REFRACTIVE LENS EXCHANGE – CLINICAL FRAMEWORK
This page is for patients who want to understand how refractive lens exchange and cataract surgery differ, and why the surgical technique is identical even though the indications are not.
The Procedure Is Identical, The Indication Is Different
Refractive lens exchange (RLE) and cataract surgery involve exactly the same surgical steps: phacoemulsification of the natural crystalline lens through a small corneal incision, followed by insertion of an intraocular lens (IOL) into the capsular bag. The instruments, the technique, the incision size, and the IOL platforms are the same. What differs is the reason the natural lens is being removed.¹
In cataract surgery, the natural lens has become sufficiently opaque to impair visual function.³ The indication is pathological, the lens must be removed because it is no longer transparent. In RLE, the natural lens is clear or only mildly changed, but is removed electively to correct refractive error and, in most cases, presbyopia. The indication is elective. The procedure is identical.
What Changes Between the Two
Cataract surgery: the indication is significant lens opacity impairing vision. Typical patient age is 65-80+. NHS availability applies when vision is impaired. Surgical technique is phacoemulsification. Premium IOL access is limited on the NHS. The outcome expectation is to restore functional vision.⁴
Refractive lens exchange: the indication is elective, a refractive correction goal. Typical patient age is 50-65. NHS availability does not apply, it is an elective procedure. Surgical technique is identical phacoemulsification. Full premium IOL choice is available privately; trifocal is standard at Blue Fin Vision®. The outcome expectation is to achieve spectacle independence.¹
Why RLE Prevents Future Cataract
Once the natural crystalline lens is removed and replaced with an IOL, the capsular bag contains an artificial lens made of a stable acrylic material. This artificial lens cannot develop cataract, by definition, because cataract is the opacity of the natural lens. A patient who has RLE at 55 will never require cataract surgery.

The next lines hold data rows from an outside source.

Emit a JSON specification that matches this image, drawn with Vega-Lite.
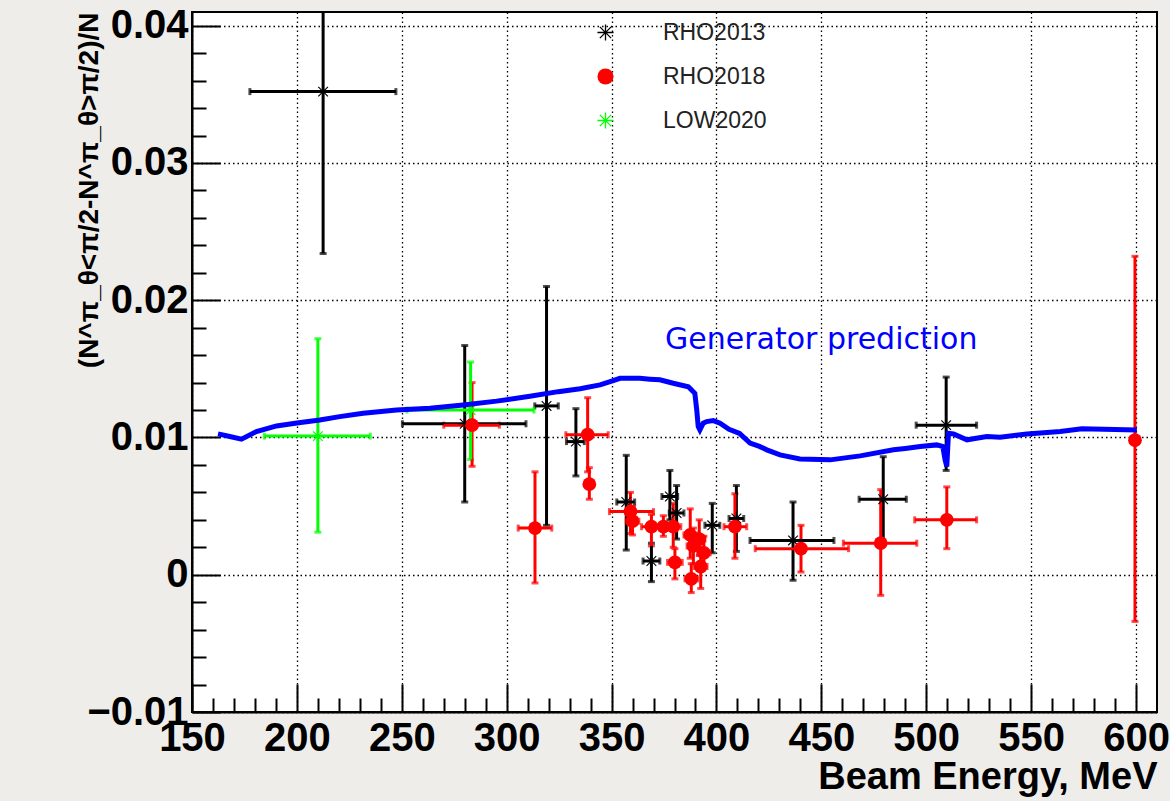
{
  "$schema": "https://vega.github.io/schema/vega-lite/v6.json",
  "width": 965,
  "height": 700,
  "autosize": {"type": "none"},
  "padding": {"left": 192, "top": 12, "right": 13, "bottom": 89},
  "background": "#efedea",
  "config": {
    "view": {"fill": "white", "stroke": "black", "strokeWidth": 2},
    "font": "Liberation Sans",
    "axis": {
      "domainColor": "black", "domainWidth": 2,
      "tickColor": "black", "tickWidth": 2,
      "labelFont": "Liberation Sans", "labelFontWeight": "bold", "labelFontSize": 40, "labelColor": "black",
      "titleFont": "Liberation Sans", "titleFontWeight": "bold", "titleColor": "black",
      "grid": true, "gridColor": "black", "gridDash": [1.5, 3], "gridWidth": 1.3,
      "labelOverlap": false, "labelFlush": false, "labelBound": false, "tickCount": 200
    },
    "legend": {
      "orient": "none", "legendX": 402, "legendY": 9, "padding": 0,
      "labelFont": "Liberation Sans", "labelFontSize": 23, "labelColor": "#222222",
      "symbolSize": 260, "labelOffset": 46, "rowPadding": 20, "symbolStrokeWidth": 0
    }
  },
  "resolve": {"legend": {"color": "independent", "shape": "independent"}},
  "datasets": {
    "pts": [
      {"set":"RHO2013","E":212.5,"Elo":177.6,"Ehi":247.2,"v":0.0352,"vlo":0.0234,"vhi":0.0470},
      {"set":"RHO2013","E":280,"Elo":250.3,"Ehi":309.2,"v":0.0110,"vlo":0.0053,"vhi":0.0167},
      {"set":"RHO2013","E":319,"Elo":313.4,"Ehi":324.6,"v":0.0123,"vlo":0.0036,"vhi":0.0210},
      {"set":"RHO2013","E":333,"Elo":328.5,"Ehi":337,"v":0.0097,"vlo":0.0072,"vhi":0.0121},
      {"set":"RHO2013","E":357,"Elo":352.5,"Ehi":361,"v":0.0053,"vlo":0.0018,"vhi":0.0087},
      {"set":"RHO2013","E":369,"Elo":365,"Ehi":373,"v":0.0010,"vlo":-0.0005,"vhi":0.0023},
      {"set":"RHO2013","E":377.8,"Elo":374,"Ehi":381.5,"v":0.0057,"vlo":0.0040,"vhi":0.0076},
      {"set":"RHO2013","E":381,"Elo":377.5,"Ehi":384.5,"v":0.0045,"vlo":0.0026,"vhi":0.0065},
      {"set":"RHO2013","E":398,"Elo":394.5,"Ehi":401.6,"v":0.0036,"vlo":0.0016,"vhi":0.0052},
      {"set":"RHO2013","E":409.5,"Elo":406,"Ehi":413,"v":0.0041,"vlo":0.0017,"vhi":0.0065},
      {"set":"RHO2013","E":436.5,"Elo":416,"Ehi":456,"v":0.0025,"vlo":-0.0004,"vhi":0.0053},
      {"set":"RHO2013","E":479.5,"Elo":468,"Ehi":490.5,"v":0.0055,"vlo":0.0023,"vhi":0.0086},
      {"set":"RHO2013","E":509.5,"Elo":495.2,"Ehi":524,"v":0.0109,"vlo":0.0076,"vhi":0.0144},
      {"set":"RHO2018","E":283.5,"Elo":270,"Ehi":296.5,"v":0.0109,"vlo":0.0079,"vhi":0.0140},
      {"set":"RHO2018","E":313.5,"Elo":305.5,"Ehi":321.5,"v":0.0034,"vlo":-0.0006,"vhi":0.0075},
      {"set":"RHO2018","E":338.6,"Elo":328.2,"Ehi":348.4,"v":0.0102,"vlo":0.0075,"vhi":0.0129},
      {"set":"RHO2018","E":339.4,"Elo":338,"Ehi":341,"v":0.0066,"vlo":0.0055,"vhi":0.0078},
      {"set":"RHO2018","E":359,"Elo":349,"Ehi":370,"v":0.0046,"vlo":0.0030,"vhi":0.0060},
      {"set":"RHO2018","E":360,"Elo":357,"Ehi":363,"v":0.0039,"vlo":0.0029,"vhi":0.0050},
      {"set":"RHO2018","E":369,"Elo":364.3,"Ehi":374.4,"v":0.0035,"vlo":0.0021,"vhi":0.0044},
      {"set":"RHO2018","E":374.7,"Elo":370.7,"Ehi":378.7,"v":0.0035,"vlo":0.0028,"vhi":0.0043},
      {"set":"RHO2018","E":379.4,"Elo":376,"Ehi":383,"v":0.0035,"vlo":0.0020,"vhi":0.0052},
      {"set":"RHO2018","E":380.2,"Elo":376.7,"Ehi":383.7,"v":0.0009,"vlo":-0.0003,"vhi":0.0019},
      {"set":"RHO2018","E":387.5,"Elo":384.5,"Ehi":390.5,"v":0.0029,"vlo":0.0012,"vhi":0.0048},
      {"set":"RHO2018","E":389,"Elo":386,"Ehi":392,"v":0.0021,"vlo":0.0008,"vhi":0.0034},
      {"set":"RHO2018","E":391.8,"Elo":389,"Ehi":394.5,"v":0.0026,"vlo":0.0014,"vhi":0.0040},
      {"set":"RHO2018","E":394,"Elo":391,"Ehi":397,"v":0.0016,"vlo":0.0005,"vhi":0.0028},
      {"set":"RHO2018","E":392.5,"Elo":389.5,"Ehi":395.5,"v":0.0006,"vlo":-0.0010,"vhi":0.0020},
      {"set":"RHO2018","E":388,"Elo":385,"Ehi":391,"v":-0.0003,"vlo":-0.0013,"vhi":0.0008},
      {"set":"RHO2018","E":408.8,"Elo":403.6,"Ehi":414.4,"v":0.0035,"vlo":0.0012,"vhi":0.0059},
      {"set":"RHO2018","E":440.3,"Elo":418.5,"Ehi":463,"v":0.0019,"vlo":0.0002,"vhi":0.0036},
      {"set":"RHO2018","E":478.3,"Elo":460.5,"Ehi":495.5,"v":0.0023,"vlo":-0.0015,"vhi":0.0062},
      {"set":"RHO2018","E":509.8,"Elo":494.5,"Ehi":524,"v":0.0040,"vlo":0.0019,"vhi":0.0064},
      {"set":"RHO2018","E":599.5,"Elo":598.5,"Ehi":600.5,"v":0.0098,"vlo":-0.0034,"vhi":0.0232},
      {"set":"LOW2020","E":210,"Elo":184.5,"Ehi":235,"v":0.0101,"vlo":0.0031,"vhi":0.0172},
      {"set":"LOW2020","E":282.8,"Elo":252.5,"Ehi":313,"v":0.0120,"vlo":0.0084,"vhi":0.0155}
    ],
    "curve": [
      {"E":162.4,"v":0.01026},{"E":168,"v":0.01007},{"E":173.6,"v":0.00988},{"E":180.7,"v":0.01043},
      {"E":190.3,"v":0.01084},{"E":200,"v":0.01105},{"E":210.9,"v":0.01128},{"E":220.4,"v":0.01152},
      {"E":231.6,"v":0.01177},{"E":247.5,"v":0.01201},{"E":263.4,"v":0.01213},{"E":279.3,"v":0.01237},
      {"E":295.2,"v":0.01265},{"E":311.1,"v":0.013},{"E":324.6,"v":0.01334},{"E":335,"v":0.01355},
      {"E":344.5,"v":0.01383},{"E":350.8,"v":0.01414},{"E":354,"v":0.01431},{"E":363.5,"v":0.01431},
      {"E":368.3,"v":0.01425},{"E":373,"v":0.0142},{"E":379.4,"v":0.01395},{"E":386.6,"v":0.0137},
      {"E":388.5,"v":0.0134},{"E":389.7,"v":0.01322},{"E":390.6,"v":0.01201},{"E":391.3,"v":0.01079},
      {"E":392.1,"v":0.01055},{"E":393.7,"v":0.01104},{"E":395.3,"v":0.01116},{"E":398.5,"v":0.01123},
      {"E":401.7,"v":0.01104},{"E":406,"v":0.0106},{"E":411,"v":0.0103},{"E":416,"v":0.00959},
      {"E":420.5,"v":0.00935},{"E":424,"v":0.0091},{"E":430.3,"v":0.00873},{"E":439.8,"v":0.00843},
      {"E":454.2,"v":0.00837},{"E":468.5,"v":0.00866},{"E":484.4,"v":0.0091},{"E":490,"v":0.0092},
      {"E":497.1,"v":0.00934},{"E":505,"v":0.00946},{"E":507.9,"v":0.00934},{"E":509,"v":0.00837},
      {"E":509.8,"v":0.00788},{"E":510.6,"v":0.01031},{"E":513,"v":0.01026},{"E":519.4,"v":0.00983},
      {"E":528.9,"v":0.01007},{"E":535.2,"v":0.01002},{"E":548,"v":0.01026},{"E":563.9,"v":0.01043},
      {"E":574.2,"v":0.01063},{"E":600.4,"v":0.01055}
    ],
    "note": [{"label":"Generator prediction","E":375.5,"v":0.0171}]
  },
  "layer": [
    {
      "data": {"name": "pts"},
      "mark": {"type": "errorbar", "thickness": 3, "ticks": {"size": 7}, "clip": true},
      "encoding": {
        "x": {"field": "E", "type": "quantitative",
          "scale": {"domain": [150, 610], "nice": false, "zero": false},
          "axis": {
            "title": "Beam Energy, MeV", "titleFontSize": 38, "titleAnchor": "end", "titlePadding": -14,
            "values": [150,160,170,180,190,200,210,220,230,240,250,260,270,280,290,300,310,320,330,340,350,360,370,380,390,400,410,420,430,440,450,460,470,480,490,500,510,520,530,540,550,560,570,580,590,600],
            "tickCount": 200,
            "labelExpr": "datum.value % 50 === 0 ? datum.label : ''",
            "tickSize": {"condition": {"test": "datum.value % 50 === 0", "value": -28}, "value": -14},
            "gridOpacity": {"condition": {"test": "datum.value % 50 === 0", "value": 1}, "value": 0},
            "labelPadding": 34
          }
        },
        "y": {"field": "vlo", "type": "quantitative",
          "scale": {"domain": [-0.01, 0.041], "nice": false, "zero": false},
          "axis": {
            "title": "(N^π_θ<π/2-N^π_θ>π/2)/N", "titleFontSize": 28, "titleAnchor": "end", "titlePadding": -17,
            "values": [-0.01,-0.008,-0.006,-0.004,-0.002,0,0.002,0.004,0.006,0.008,0.01,0.012,0.014,0.016,0.018,0.02,0.022,0.024,0.026,0.028,0.03,0.032,0.034,0.036,0.038,0.04],
            "tickCount": 200,
            "format": ".2~f",
            "labelExpr": "abs(round(datum.value*1000)) % 10 === 0 ? datum.label : ''",
            "tickSize": {"condition": {"test": "abs(round(datum.value*1000)) % 10 === 0", "value": -28}, "value": -14},
            "gridOpacity": {"condition": {"test": "abs(round(datum.value*1000)) % 10 === 0", "value": 1}, "value": 0},
            "labelPadding": 32
          }
        },
        "y2": {"field": "vhi"},
        "color": {"field": "set", "type": "nominal", "legend": null,
          "scale": {"domain": ["RHO2013", "RHO2018", "LOW2020"], "range": ["#000000", "#ff0000", "#00ff00"]}}
      }
    },
    {
      "data": {"name": "pts"},
      "mark": {"type": "errorbar", "thickness": 3, "ticks": {"size": 7}, "clip": true},
      "encoding": {
        "x": {"field": "Elo", "type": "quantitative", "title": "Beam Energy, MeV"},
        "x2": {"field": "Ehi"},
        "y": {"field": "v", "type": "quantitative"},
        "color": {"field": "set", "type": "nominal", "legend": null}
      }
    },
    {
      "data": {"name": "pts"},
      "mark": {"type": "point", "filled": true, "size": 190, "opacity": 1, "clip": true},
      "encoding": {
        "x": {"field": "E", "type": "quantitative"},
        "y": {"field": "v", "type": "quantitative"},
        "color": {"field": "set", "type": "nominal", "legend": {"title": null}},
        "shape": {"field": "set", "type": "nominal",
          "scale": {"domain": ["RHO2013", "RHO2018", "LOW2020"],
            "range": [
              "M-1,-0.08L1,-0.08L1,0.08L-1,0.08ZM-0.08,-1L0.08,-1L0.08,1L-0.08,1ZM-0.643,-0.757L0.757,0.643L0.643,0.757L-0.757,-0.643ZM-0.757,0.643L0.643,-0.757L0.757,-0.643L-0.643,0.757Z",
              "circle",
              "M-1,-0.08L1,-0.08L1,0.08L-1,0.08ZM-0.08,-1L0.08,-1L0.08,1L-0.08,1ZM-0.643,-0.757L0.757,0.643L0.643,0.757L-0.757,-0.643ZM-0.757,0.643L0.643,-0.757L0.757,-0.643L-0.643,0.757Z"
            ]},
          "legend": {"title": null}}
      }
    },
    {
      "data": {"name": "curve"},
      "mark": {"type": "line", "color": "#0000ff", "strokeWidth": 5, "clip": true},
      "encoding": {
        "x": {"field": "E", "type": "quantitative"},
        "y": {"field": "v", "type": "quantitative"}
      }
    },
    {
      "data": {"name": "note"},
      "mark": {"type": "text", "align": "left", "baseline": "middle", "font": "DejaVu Sans", "fontSize": 30, "color": "#0000ff"},
      "encoding": {
        "x": {"field": "E", "type": "quantitative"},
        "y": {"field": "v", "type": "quantitative"},
        "text": {"field": "label"}
      }
    }
  ]
}
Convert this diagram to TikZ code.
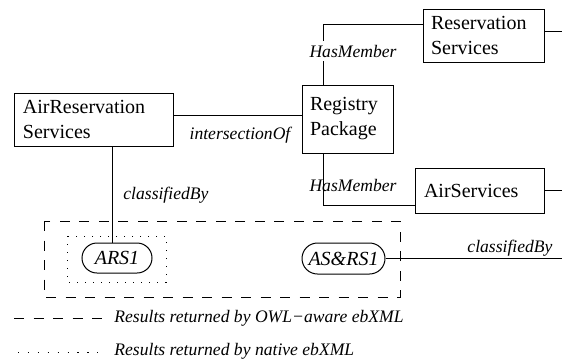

This is a meaningful long-term benefit that is often overlooked in RLE decision-making discussions.
Who This Is Not For
This page is not an argument that everyone approaching cataract age should have elective RLE. The risk-benefit calculation of removing a clear lens in a patient with mild refractive error is different from removing a dense cataract with severely impaired vision. The appropriateness of RLE depends on the degree of refractive error, the patient’s lifestyle goals, and the status of the crystalline lens at biometric assessment. These factors are reviewed at every Blue Fin Vision® RLE consultation.
Clinical Perspective
Mr Mfazo Hove, consultant ophthalmic surgeon at Blue Fin Vision®, has performed more than 57,000 cataract and lens procedures across his career. The surgical experience and the technique are identical between RLE and cataract surgery, the difference is in the pre-operative counselling, the IOL selection rationale, and the post-operative expectation framework. Premium IOL implantation, trifocal at Blue Fin Vision® as the standard platform, delivers spectacle independence rates above 90% at twelve months in appropriately selected patients,¹ whether the indication is refractive or cataract.
Clinical Takeaway
RLE and cataract surgery are the same procedure performed for different indications. Phacoemulsification, IOL implantation, and the recovery timeline are identical. RLE eliminates the risk of future cataract development. At Blue Fin Vision®, the same premium IOL platform, ZEISS AT LISA tri 839MP, is used for both, with spectacle independence rates above 90% in appropriately selected patients. If you are considering elective lens surgery and want to understand whether RLE or cataract surgery is the relevant pathway for your clinical picture, book a consultation with Mr Hove.
References
- Rosen E, Alio JL, Dick HB, Dell S, Slade S. Efficacy and safety of multifocal intraocular lenses following cataract and refractive lens exchange: meta-analysis of peer-reviewed publications. J Cataract Refract Surg. 2016;42(2):310-28.
- Lundstrom M, Dickman M, Henry Y, Manning S, Rosen P, Tassignon MJ, et al. Differences between planned and achieved refractive outcomes after cataract surgery in 2017 as registered in the European Registry of Quality Outcomes for Cataract and Refractive Surgery. J Cataract Refract Surg. 2020;46(1):89-95.
- Pesudovs K, Burr JM, Harley C, Elliott DB. The activities of daily vision scale for cataract surgery outcomes: re-evaluating validity with Rasch analysis. Invest Ophthalmol Vis Sci. 2007;48(4):1892-901.
- Javitt JC, Wang F, West SK. Blindness due to cataract: epidemiology and prevention. Annu Rev Public Health. 1996;17:159-77.
- Liu YC, Wong TT, Mehta JS. Intraoperative aberrometry versus preoperative biometry for intraocular lens power selection in eyes with previous myopic laser in situ keratomileusis. J Cataract Refract Surg. 2014;40(1):56-62.